EXERCISE GOAL —
Which lines hold the string "this"? Copy every one of them.

RECORDS FOR THE EXERCISE —
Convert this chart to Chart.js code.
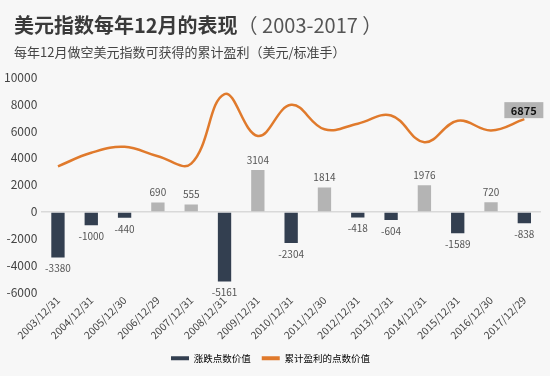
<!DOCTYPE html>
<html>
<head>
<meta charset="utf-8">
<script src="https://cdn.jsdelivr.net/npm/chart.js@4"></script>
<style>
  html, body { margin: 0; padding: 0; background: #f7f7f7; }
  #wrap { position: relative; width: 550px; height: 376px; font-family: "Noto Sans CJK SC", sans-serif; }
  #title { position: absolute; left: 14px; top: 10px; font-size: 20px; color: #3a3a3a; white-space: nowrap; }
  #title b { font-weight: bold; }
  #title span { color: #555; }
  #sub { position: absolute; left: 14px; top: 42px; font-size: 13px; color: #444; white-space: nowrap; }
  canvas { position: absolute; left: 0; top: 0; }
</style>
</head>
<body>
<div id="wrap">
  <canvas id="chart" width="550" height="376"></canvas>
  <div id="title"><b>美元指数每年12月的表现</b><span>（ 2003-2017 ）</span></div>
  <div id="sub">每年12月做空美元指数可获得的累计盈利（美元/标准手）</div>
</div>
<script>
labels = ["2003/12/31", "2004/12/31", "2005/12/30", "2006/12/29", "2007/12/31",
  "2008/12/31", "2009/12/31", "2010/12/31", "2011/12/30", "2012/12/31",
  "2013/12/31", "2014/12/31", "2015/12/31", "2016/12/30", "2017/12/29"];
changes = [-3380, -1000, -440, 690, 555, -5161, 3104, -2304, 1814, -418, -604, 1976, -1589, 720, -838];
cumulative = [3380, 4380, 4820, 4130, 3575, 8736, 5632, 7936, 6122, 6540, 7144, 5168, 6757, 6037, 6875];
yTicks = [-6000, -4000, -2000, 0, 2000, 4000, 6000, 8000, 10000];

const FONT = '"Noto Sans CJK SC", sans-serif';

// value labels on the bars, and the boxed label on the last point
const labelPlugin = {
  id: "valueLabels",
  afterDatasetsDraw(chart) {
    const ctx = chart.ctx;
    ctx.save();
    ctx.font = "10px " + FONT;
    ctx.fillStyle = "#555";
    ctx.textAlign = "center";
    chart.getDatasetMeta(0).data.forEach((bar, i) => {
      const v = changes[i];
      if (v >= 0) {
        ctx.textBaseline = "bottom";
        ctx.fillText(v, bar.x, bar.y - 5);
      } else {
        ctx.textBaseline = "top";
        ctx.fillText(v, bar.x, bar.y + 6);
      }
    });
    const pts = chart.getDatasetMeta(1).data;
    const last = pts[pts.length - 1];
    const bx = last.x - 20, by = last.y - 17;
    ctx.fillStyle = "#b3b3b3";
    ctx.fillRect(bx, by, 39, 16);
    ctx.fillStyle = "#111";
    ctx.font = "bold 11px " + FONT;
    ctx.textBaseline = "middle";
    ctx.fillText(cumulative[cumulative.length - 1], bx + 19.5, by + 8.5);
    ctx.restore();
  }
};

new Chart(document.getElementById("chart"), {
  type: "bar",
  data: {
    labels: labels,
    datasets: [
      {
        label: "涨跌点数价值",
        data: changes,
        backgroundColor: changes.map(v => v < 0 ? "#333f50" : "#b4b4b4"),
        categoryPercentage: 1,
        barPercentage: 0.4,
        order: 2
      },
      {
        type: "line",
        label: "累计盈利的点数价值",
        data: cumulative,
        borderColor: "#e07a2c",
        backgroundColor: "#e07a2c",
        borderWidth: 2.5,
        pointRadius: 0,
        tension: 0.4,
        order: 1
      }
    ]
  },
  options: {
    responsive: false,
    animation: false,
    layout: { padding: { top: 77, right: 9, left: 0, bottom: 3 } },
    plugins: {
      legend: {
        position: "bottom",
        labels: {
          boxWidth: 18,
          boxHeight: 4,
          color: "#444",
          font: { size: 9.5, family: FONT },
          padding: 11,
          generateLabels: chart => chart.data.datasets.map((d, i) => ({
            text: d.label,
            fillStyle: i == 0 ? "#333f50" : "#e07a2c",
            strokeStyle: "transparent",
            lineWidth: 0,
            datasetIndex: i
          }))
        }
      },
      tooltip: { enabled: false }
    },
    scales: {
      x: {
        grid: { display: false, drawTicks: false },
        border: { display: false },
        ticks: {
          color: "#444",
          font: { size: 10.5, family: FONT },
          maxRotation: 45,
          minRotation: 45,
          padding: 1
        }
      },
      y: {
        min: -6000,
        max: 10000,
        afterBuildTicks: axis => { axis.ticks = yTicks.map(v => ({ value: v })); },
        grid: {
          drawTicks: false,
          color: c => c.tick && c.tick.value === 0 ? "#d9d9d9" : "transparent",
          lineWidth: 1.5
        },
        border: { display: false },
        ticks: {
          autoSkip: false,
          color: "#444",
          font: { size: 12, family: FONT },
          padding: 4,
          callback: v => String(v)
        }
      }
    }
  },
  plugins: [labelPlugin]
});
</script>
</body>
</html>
...
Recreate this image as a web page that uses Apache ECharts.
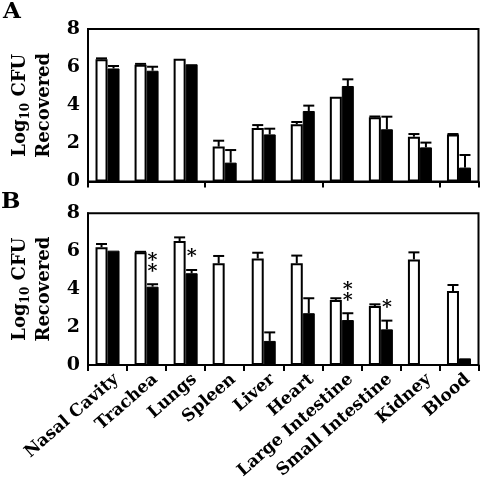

EXERCISE SOLUTION —
Convert this chart to Chart.js code.
Recreate this image as a web page that uses Apache ECharts.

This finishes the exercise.